For marketing and customer experience applications, the implications are more nuanced. The research confirms that T2 delivers maximum value for reasoning-heavy workloads—coding, mathematical problem-solving, complex analytical tasks. Applications like chat interfaces, knowledge retrieval, or personalization engines that prioritize breadth of knowledge over depth of reasoning won't see equivalent benefits. However, for businesses combining multiple AI capabilities—perhaps intelligent customer support that requires both knowledge breadth and reasoning depth—the framework helps optimize the overall compute allocation.
Conclusion
Train-to-Test scaling laws represent a pivotal shift in how enterprises should think about AI economics. Rather than chasing ever-larger models, companies can now optimize their entire pipeline—from training through deployment—around concrete business objectives and budget constraints.
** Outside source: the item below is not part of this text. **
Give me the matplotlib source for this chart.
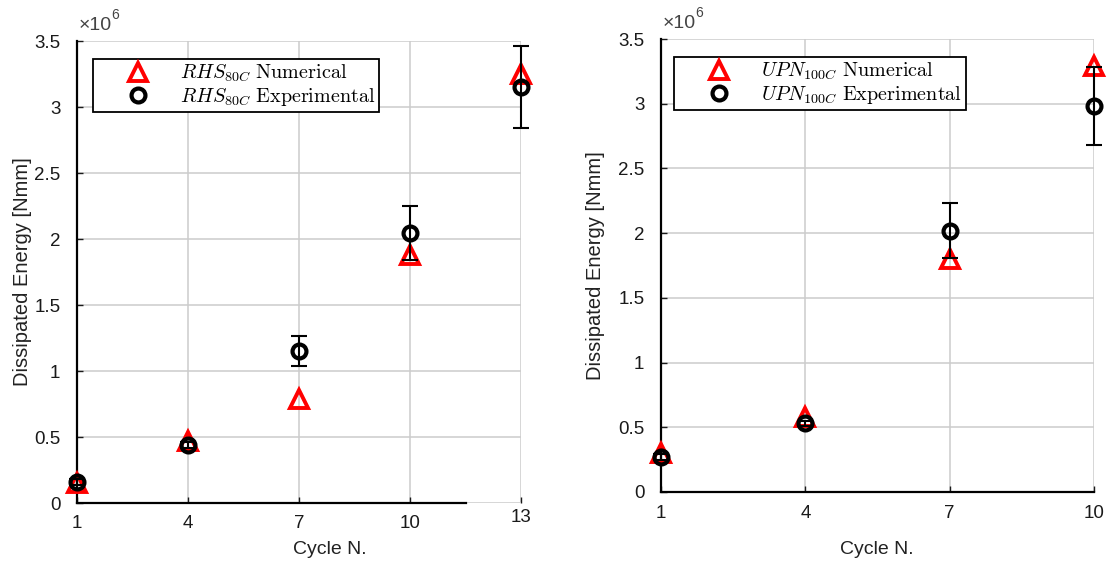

The research proves that aggressive overtraining of compact models, combined with efficient test-time sampling, delivers superior reasoning performance while maintaining manageable inference costs.
For teams building reasoning-heavy applications, this framework offers a proven blueprint for maximizing return on AI investment. For business leaders evaluating AI infrastructure spending, it suggests that the equation has changed. Strong reasoning performance no longer requires frontier model access; it requires good data and smart budget allocation. As this research reaches enterprise teams through open-sourced checkpoints and code, we'll likely see a wave of companies rediscovering AI cost-effectiveness and building reasoning capabilities previously considered out of reach. In a landscape where AI competitive advantage increasingly depends on intelligent resource allocation rather than raw compute, Train-to-Test scaling laws have arrived at precisely the right moment.